Biden spoke to a crowd including JB Pritzker, the Democratic governor of Illinois, and Brandon Johnson, Chicago’s Democratic mayor, in front of large inscriptions hailing Bidenomics, a term the White House has newly embraced.

“I didn’t come up with the name . . . But I now claim it,” Biden said.

The president repeatedly blasted “trickle-down” economic policies espoused by Republicans since Ronald Reagan’s time in office, which is based on low taxes, deregulation and unfettered free trade, and said his model was dramatically different.

“Bidenomics is about the future. Bidenomics is another way of saying restore the American dream, because it worked before,” he said. “It’s rooted in what we’ve always worked best at in this country: investing in America, investing in Americans, because when we invest in our people, we strengthen the middle class.”

The biggest economic problem for Biden since he took office has been inflation, which hit its highest levels in four decades last year before easing.
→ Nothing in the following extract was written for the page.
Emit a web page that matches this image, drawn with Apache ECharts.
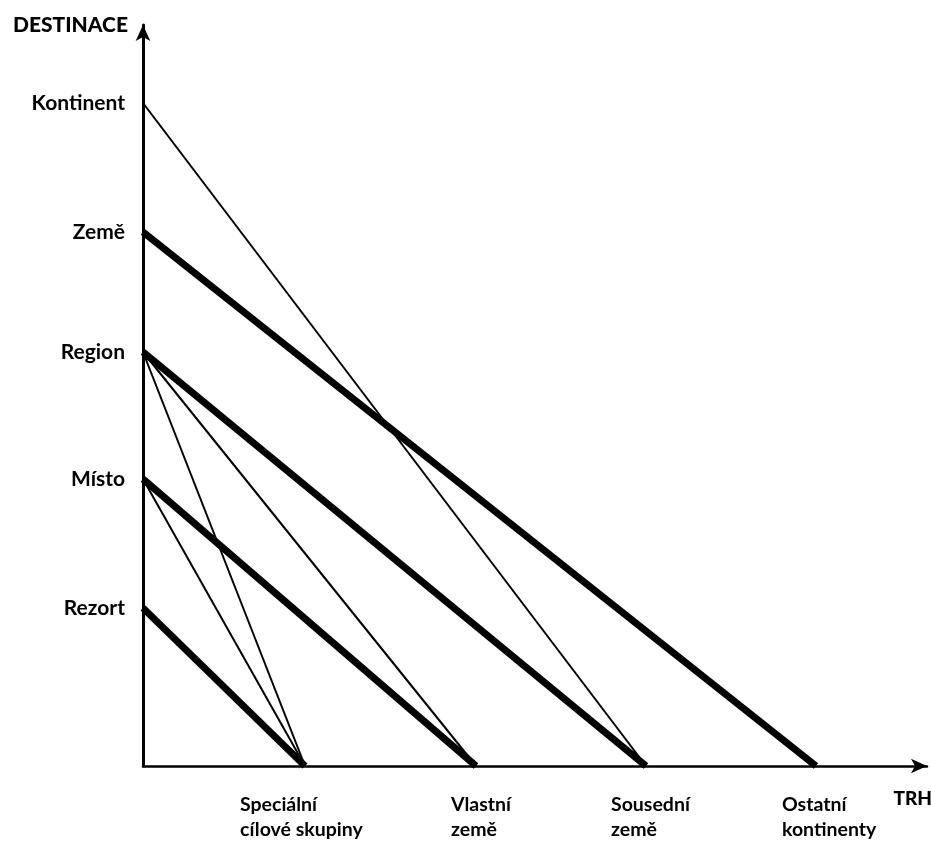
<!DOCTYPE html>
<html>
<head>
<meta charset="utf-8">
<script src="https://cdn.jsdelivr.net/npm/echarts@6/dist/echarts.min.js"></script>
<style>
html,body{margin:0;padding:0;background:#fff;}
#chart{width:931px;height:844px;}
</style>
</head>
<body>
<div id="chart"></div>
<script>
// Destination levels (y) and market levels (x)
const destinations = ['Rezort', 'Místo', 'Region', 'Země', 'Kontinent'];
const destLevels = [15.8, 28.7, 41.4, 53.4, 66.3];
const markets = [['Speciální', 'cílové skupiny'], ['Vlastní', 'země'], ['Sousední', 'země'], ['Ostatní', 'kontinenty']];
const marketLevels = [16.2, 33.3, 50.3, 67.3];
// links [destination index, market index]
const strongLinks = [[0, 0], [1, 1], [2, 2], [3, 3]];
const weakLinks = [[4, 2], [2, 1], [2, 0], [1, 0]];
const yAxisName = 'DESTINACE';
const xAxisName = 'TRH';

// styling
const FONT = 'Lato';
const yLabelSize = 21;
const xLabelSize = 19.5;
const xLabelShiftPx = [-3, 6, 5, 14];

function measure(text, weight, size) {
  const c = document.createElement('canvas').getContext('2d');
  c.font = weight + ' ' + size + 'px ' + FONT;
  return c.measureText(text).width;
}

const rich = {};
markets.forEach((lines, i) => {
  const w = Math.ceil(Math.max(...lines.map(l => measure(l, 'bold', xLabelSize)))) + 1;
  const s = xLabelShiftPx[i];
  rich['m' + i] = {
    width: w, align: 'left', fontFamily: FONT, fontWeight: 'bold', fontSize: xLabelSize,
    color: '#000', lineHeight: 25,
    padding: s >= 0 ? [0, 0, 0, 2 * s] : [0, -2 * s, 0, 0]
  };
});

function linkSeries(link, width) {
  const d = link[0], m = link[1];
  return {
    type: 'line',
    data: [[0, destLevels[d]], [marketLevels[m], 0]],
    symbol: 'none',
    lineStyle: { color: '#000', width: width, cap: 'butt' },
    silent: true,
    clip: false,
    z: width > 3 ? 3 : 2
  };
}

const series = [];
weakLinks.forEach(l => series.push(linkSeries(l, 2)));
strongLinks.forEach(l => series.push(linkSeries(l, 7)));

const chart = echarts.init(document.getElementById('chart'), null, { renderer: 'canvas' });
chart.setOption({
  animation: false,
  backgroundColor: '#fff',
  grid: { left: 143, right: 4, top: 25, bottom: 78, containLabel: false, outerBoundsMode: 'none' },
  xAxis: {
    type: 'value',
    min: 0,
    max: 78.4,
    name: xAxisName,
    nameLocation: 'end',
    nameGap: 0,
    nameTextStyle: { fontFamily: FONT, fontWeight: 900, fontSize: 19, color: '#000', align: 'right', verticalAlign: 'top', padding: [23, -5, 0, 0] },
    axisLine: { show: true, symbol: ['none', 'arrow'], symbolSize: [11, 16], lineStyle: { color: '#000', width: 2.5 } },
    axisTick: { show: false },
    splitLine: { show: false },
    axisLabel: {
      show: true,
      customValues: marketLevels,
      margin: 26,
      align: 'center',
      formatter: function (v) {
        const i = marketLevels.indexOf(v);
        if (i < 0) return '';
        return markets[i].map(l => '{m' + i + '|' + l + '}').join('\n');
      },
      rich: rich
    }
  },
  yAxis: {
    type: 'value',
    min: 0,
    max: 74.1,
    name: yAxisName,
    nameLocation: 'end',
    nameGap: 0,
    nameTextStyle: { fontFamily: FONT, fontWeight: 900, fontSize: 21, color: '#000', align: 'right', verticalAlign: 'middle', padding: [0, 15, 0, 0] },
    axisLine: { show: true, symbol: ['none', 'arrow'], symbolSize: [11, 16], lineStyle: { color: '#000', width: 3 } },
    axisTick: { show: false },
    splitLine: { show: false },
    axisLabel: {
      show: true,
      customValues: destLevels,
      margin: 18,
      fontFamily: FONT,
      fontWeight: 'bold',
      fontSize: yLabelSize,
      color: '#000',
      formatter: function (v) {
        const i = destLevels.indexOf(v);
        return i < 0 ? '' : destinations[i];
      }
    }
  },
  series: series
});
</script>
</body>
</html>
To many voters, that is the most damning legacy of his economic approach.

But Biden stressed that some progress had been made. “Bringing down inflation remains one of my top priorities today. Inflation is less than half what it was a year ago.”

In the room, the reaction was overwhelmingly positive. “I always thought trickle-down economics made no sense,” said Jennifer Aguilar, executive director of the Little Village Chamber of Commerce, a neighbourhood business group in Chicago. “Like the president said, we’ve been waiting to see that money to trickle down to the middle class.”

With the president’s plan, “it’s great that we’re starting in the middle”, she added.

Two Democratic volunteers, Sharad Kumar and Alka Maheshwari, who were there with their four-month-old daughter, said they had bought a Tesla Model 3 in 2021, then used a $7,500 tax credit to purchase a Ford Mustang Mach-E last year, and additional tax credits to install solar panels at their home. The tax breaks were part of the Inflation Reduction Act, Biden’s signature climate and industrial policy law.

Kumar said he wrote to the White House in February thanking the president for his support of electric vehicles and green energy policies, which prompted the invitation to the speech. Biden’s economic policies are having an effect, he said, even if not all voters have noticed.

“The Ford we would not have bought without the IRA tax credit,” he said.

Jayne Vellinga, executive director of Chicago Women in Trades, which advocates for more women in construction, said that her organisation had more than doubled the number of women placed in construction jobs or apprenticeship programmes in the first six months of the year compared with last year. She said the increase came from public investment in infrastructure, which is boosting demand for construction, as well as greater governmental focus on equity.

“This huge investment in public spending and the emphasis the agencies are putting on equity makes this a once-in-a-lifetime opportunity to advance women in the construction trades,” she said.